The present invention relates to apparatus and methods for welding underwater and particularly relates to a two-stage dry chamber system for automatic underwater remote welding.
There are many environments in which welding must occur underwater. For example, nuclear reactor vessels contain water and the fuel bundles are maintained submerged. A nuclear reactor vessel typically has an interior stainless steel cladding overlying a low alloy carbon steel. In certain instances, the cladding is damaged exposing the low alloy carbon steel to the interior of the vessel. It is therefore necessary to apply a steel plate over the damaged area of the vessel and this operation is performed by welding the steel plate to the vessel in the underwater environment.
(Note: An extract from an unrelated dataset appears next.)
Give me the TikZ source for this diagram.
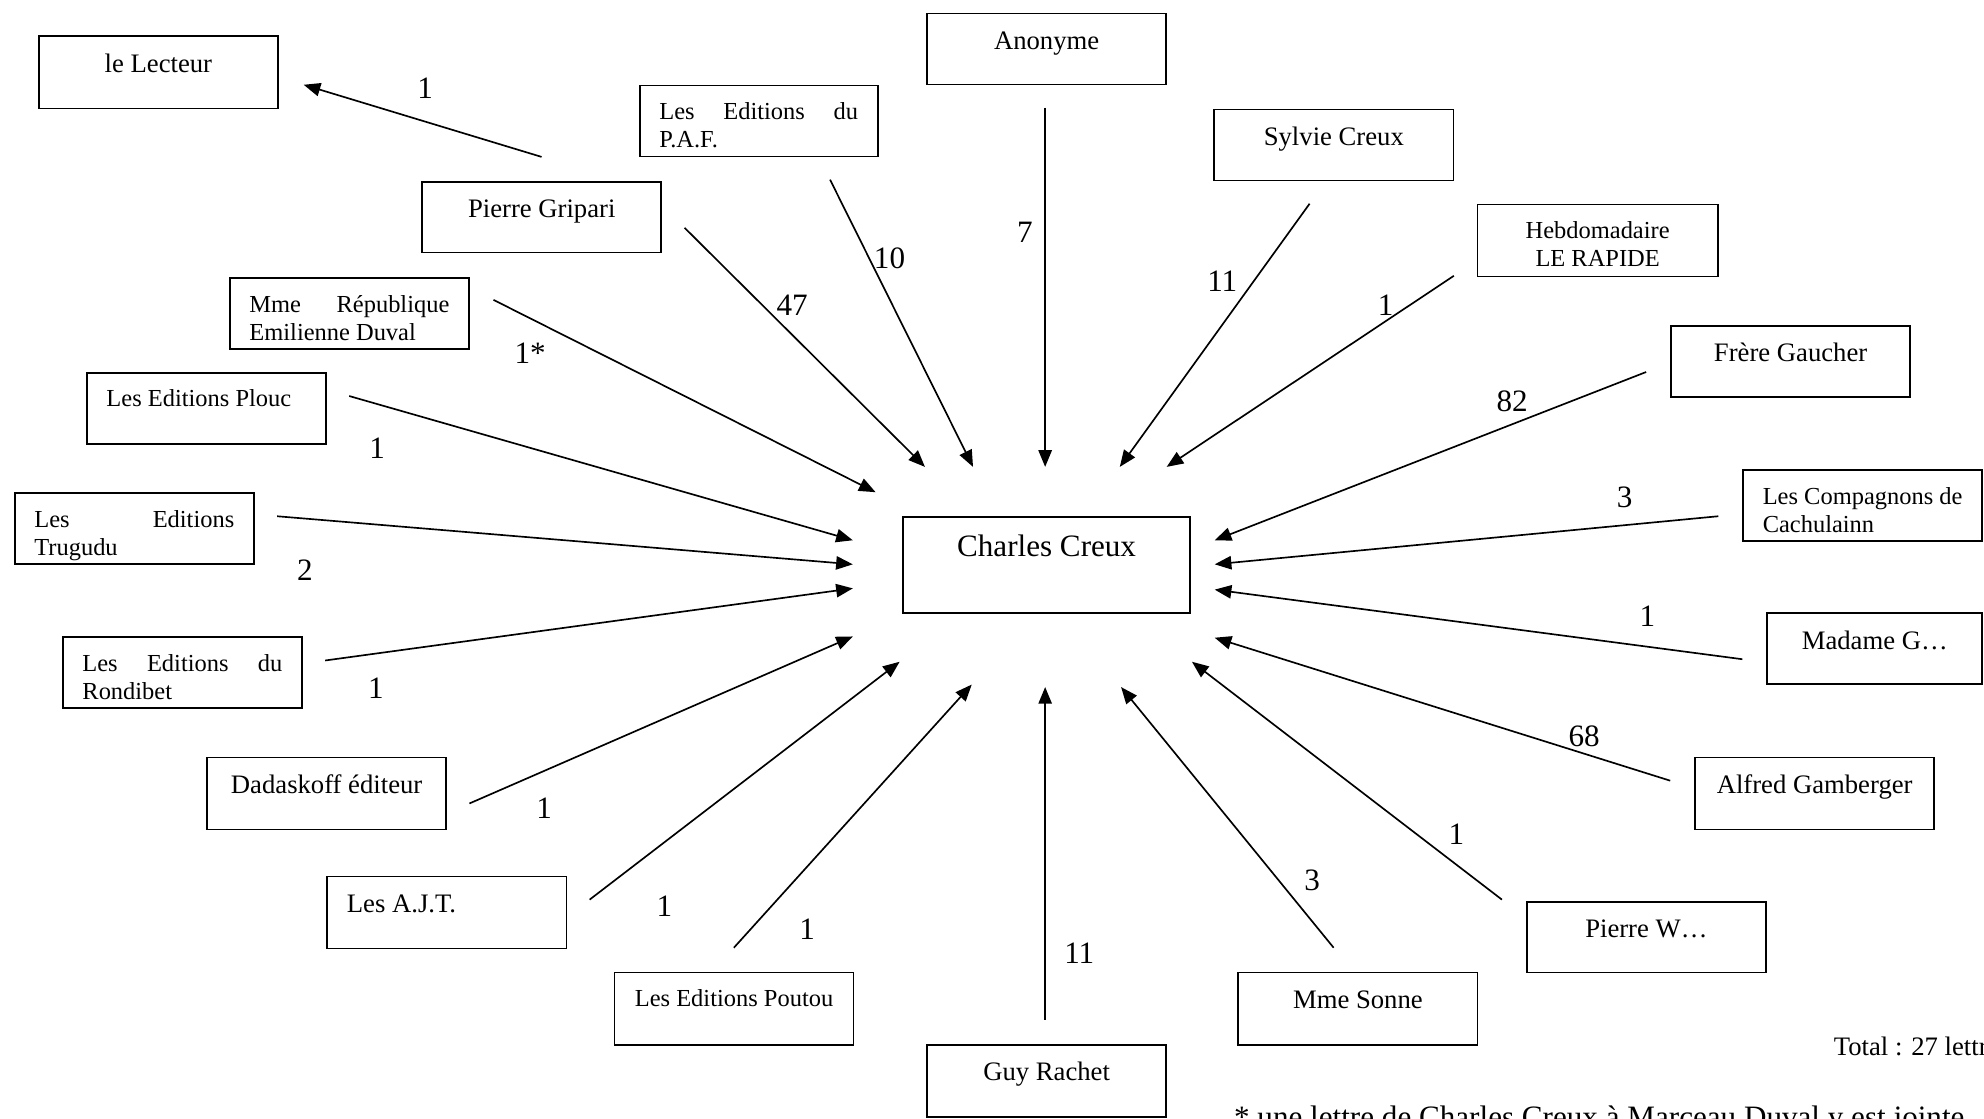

Generally, there are a number of different methods for maintaining welding apparatus dry while welding in an underwater environment. For example, a single chamber containing the welding unit may be utilized, the chamber being open at the bottom and sealed at the top. The chamber does not seal against the area to be welded but relies on trapped air in the chamber to maintain the welding unit dry. This however works only if the chamber can be lowered completely over the weld area such that the weld area is in a gaseous environment, e.g., atmospheric air or an inert gas, within the chamber. There are however various areas, for example, in a reactor vessel where the single chamber technique cannot be performed and generally the vessel has to be drained for repair. Accordingly there is a need for an underwater welding system which can be remotely actuated and perform welds generally without respect to the orientation of the weld area.